In tutta franchezza, non conosco quali parole possano dipingere il concerto a Maine Road. Noel e Liam, cresciuti nei sobborghi ed allevati a pane e City, consacrano la propria esistenza nel Tempio Sacro ai Vecchi Dei avvolti dalla folla in adorazione. L’afflato che sovrasta la scena è mistico. L’intro finisce. Parte la scaletta. Parte il delirio.
Acquiescence
Non ricordo una band che, in una dato punto della carriera, avrebbe potuto far saltare su e giù in quel modo migliaia di persone sulla traccia d’apertura. Forse Gli AC/DC al Monumental, non lo so. Non era la stessa cosa, non poteva essere la stessa cosa. Nella casa dei Citizens, gli Oasis cantano nel nome dei Citizens. Novanta minuti di brividi, più recupero.
Lo 0-1 sul campo dell’Aston Villa regala ai Citizen una settimana di speranza, ma la sconfitta interna col Liverpool segna la condanna. Steve Lomas, portato in trionfo giusto sette giorni prima, infila l’autogol decisivo. Gran puttana, quella palla lì.

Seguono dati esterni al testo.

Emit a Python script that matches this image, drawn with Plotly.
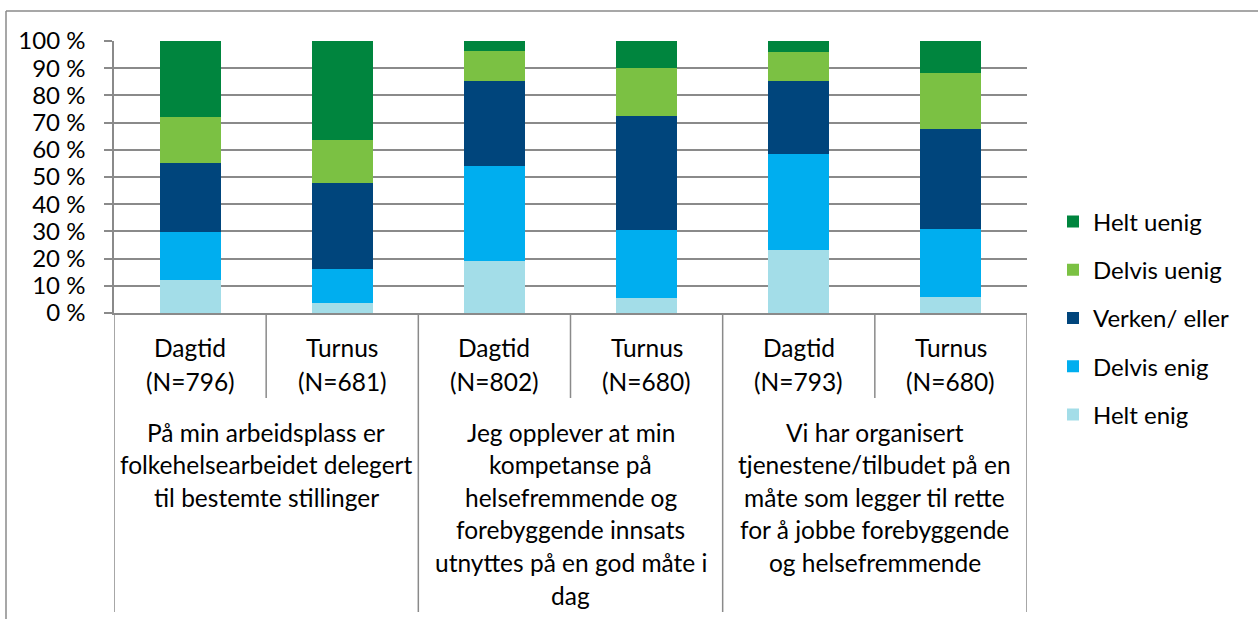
import plotly.graph_objects as go

# survey answers, share in percent
sub_labels = ["Dagtid", "Turnus", "Dagtid", "Turnus", "Dagtid", "Turnus"]
n_values = [796, 681, 802, 680, 793, 680]
group_labels = [
    ["På min arbeidsplass er", "folkehelsearbeidet delegert", "til bestemte stillinger"],
    ["Jeg opplever at min", "kompetanse på", "helsefremmende og",
     "forebyggende innsats", "utnyttes på en god måte i", "dag"],
    ["Vi har organisert", "tjenestene/tilbudet på en", "måte som legger til rette",
     "for å jobbe forebyggende", "og helsefremmende"],
]

helt_enig = [12.2, 3.7, 19.3, 5.6, 23.1, 6.0]
delvis_enig = [17.4, 12.6, 34.8, 24.8, 35.4, 25.0]
verken_eller = [25.5, 31.6, 31.1, 42.2, 26.8, 36.7]
delvis_uenig = [17.0, 15.7, 11.1, 17.6, 10.5, 20.5]
helt_uenig = [27.9, 36.4, 3.7, 9.8, 4.2, 11.8]

series_names = ["Helt enig", "Delvis enig", "Verken/ eller", "Delvis uenig", "Helt uenig"]
series_values = [helt_enig, delvis_enig, verken_eller, delvis_uenig, helt_uenig]
colors = ["#A3DDE8", "#00AEEF", "#00457C", "#7BC143", "#00853E"]

W, H = 1258, 619
L, R, T, B = 114, 1027, 41, 313
FONT = "Lato"
GRID = "#8a8a8a"


def py(px):
    # pixel row -> paper y
    return (B - px) / (B - T)


def pxx(px):
    return (px - L) / (R - L)


x = list(range(len(sub_labels)))

fig = go.Figure()
for i, (name, vals, col) in enumerate(zip(series_names, series_values, colors)):
    # legend lists the top segment first, like Excel does
    fig.add_trace(go.Bar(x=x, y=vals, name=name, marker_color=col,
                         marker_line_width=0, legendgroup=str(i),
                         legendrank=100 - i))

annotations = []
for i, (lab, n) in enumerate(zip(sub_labels, n_values)):
    annotations.append(dict(x=i, y=py(347), text=lab))
    annotations.append(dict(x=i, y=py(381), text=f"(N={n})"))
for g, lines in enumerate(group_labels):
    for k, line in enumerate(lines):
        annotations.append(dict(x=2 * g + 0.5, y=py(432 + 32.6 * k), text=line))
for a in annotations:
    a.update(xref="x", yref="paper", showarrow=False, xanchor="center",
             yanchor="middle", font=dict(family=FONT, size=24.5, color="#000"))

shapes = []
for xb in [-0.5, 1.5, 3.5, 5.5]:
    shapes.append(dict(type="line", xref="x", yref="paper", x0=xb, x1=xb,
                       y0=0, y1=py(612), line=dict(color=GRID, width=1.5)))
for xb in [0.5, 2.5, 4.5]:
    shapes.append(dict(type="line", xref="x", yref="paper", x0=xb, x1=xb,
                       y0=0, y1=py(398), line=dict(color=GRID, width=1.5)))
# outer chart frame
shapes.append(dict(type="line", xref="paper", yref="paper", x0=pxx(6), x1=pxx(1260),
                   y0=py(11), y1=py(11), line=dict(color=GRID, width=1.5)))
shapes.append(dict(type="line", xref="paper", yref="paper", x0=pxx(6), x1=pxx(6),
                   y0=py(11), y1=py(625), line=dict(color=GRID, width=1.5)))

fig.update_layout(
    width=W, height=H,
    margin=dict(l=L, r=W - R, t=T, b=H - B),
    barmode="stack", bargap=0.6,
    plot_bgcolor="white", paper_bgcolor="white",
    font=dict(family=FONT, size=24, color="#000"),
    showlegend=True,
    legend=dict(traceorder="grouped", x=pxx(1053), xanchor="left",
                y=py(318), yanchor="middle", tracegroupgap=14,
                font=dict(family=FONT, size=24, color="#000")),
    annotations=annotations,
    shapes=shapes,
)
fig.update_xaxes(range=[-0.5, 5.5], showticklabels=False, showgrid=False,
                 zeroline=False, showline=True, linecolor=GRID, linewidth=1.5)
fig.update_yaxes(range=[0, 100], dtick=10, ticksuffix=" %", showgrid=True,
                 gridcolor=GRID, gridwidth=1.5, zeroline=False, showline=True,
                 linecolor=GRID, linewidth=1.5, ticks="outside", ticklen=8,
                 tickcolor=GRID, tickwidth=1.5, ticklabelstandoff=14,
                 tickfont=dict(family=FONT, size=24, color="#000"))

# page body has a default margin, drop it so the figure sits at 0,0
fig.write_html("out.html", config={"displayModeBar": False},
               post_script="document.body.style.margin='0';")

Quello degli Oasis a Maine Road più che concerto fu evento planetario: cui non seppe resistere il cantore che rese nobile qualsiasi fascia sinistra dei campi di Sua Maestà. Sebbene trafelato, non passò inosservato alla folla Ryan Giggs: intrufolatosi nella dimora dei rivali, non risparmiò il bagno della birra che gli fu lanciata appresso. Superbia in Proelio. Ex allievo della City’s School of Excellence, il Mago Gallese tornava per una notte dove tutto era cominciato.
L’apogeo degli Oasis, dominatori incontrastati della scena pop mondiale, coincise col momento più buio della storia del Manchester City, scivolato mestamente in seconda e poi terza serie. I fratelli Gallagher si riscoprirono belli, ricchi e famosi: hanno avuto tutto ma tutto è niente, quando la tua squadra fa schifo. Non hanno mai smesso di amare il Manchester City.
Amore tossico forse ed inesplicabile sicuro: chè se la tua squadra non t’ha fatto star male, non avrai mai amato la tua squadra di calcio.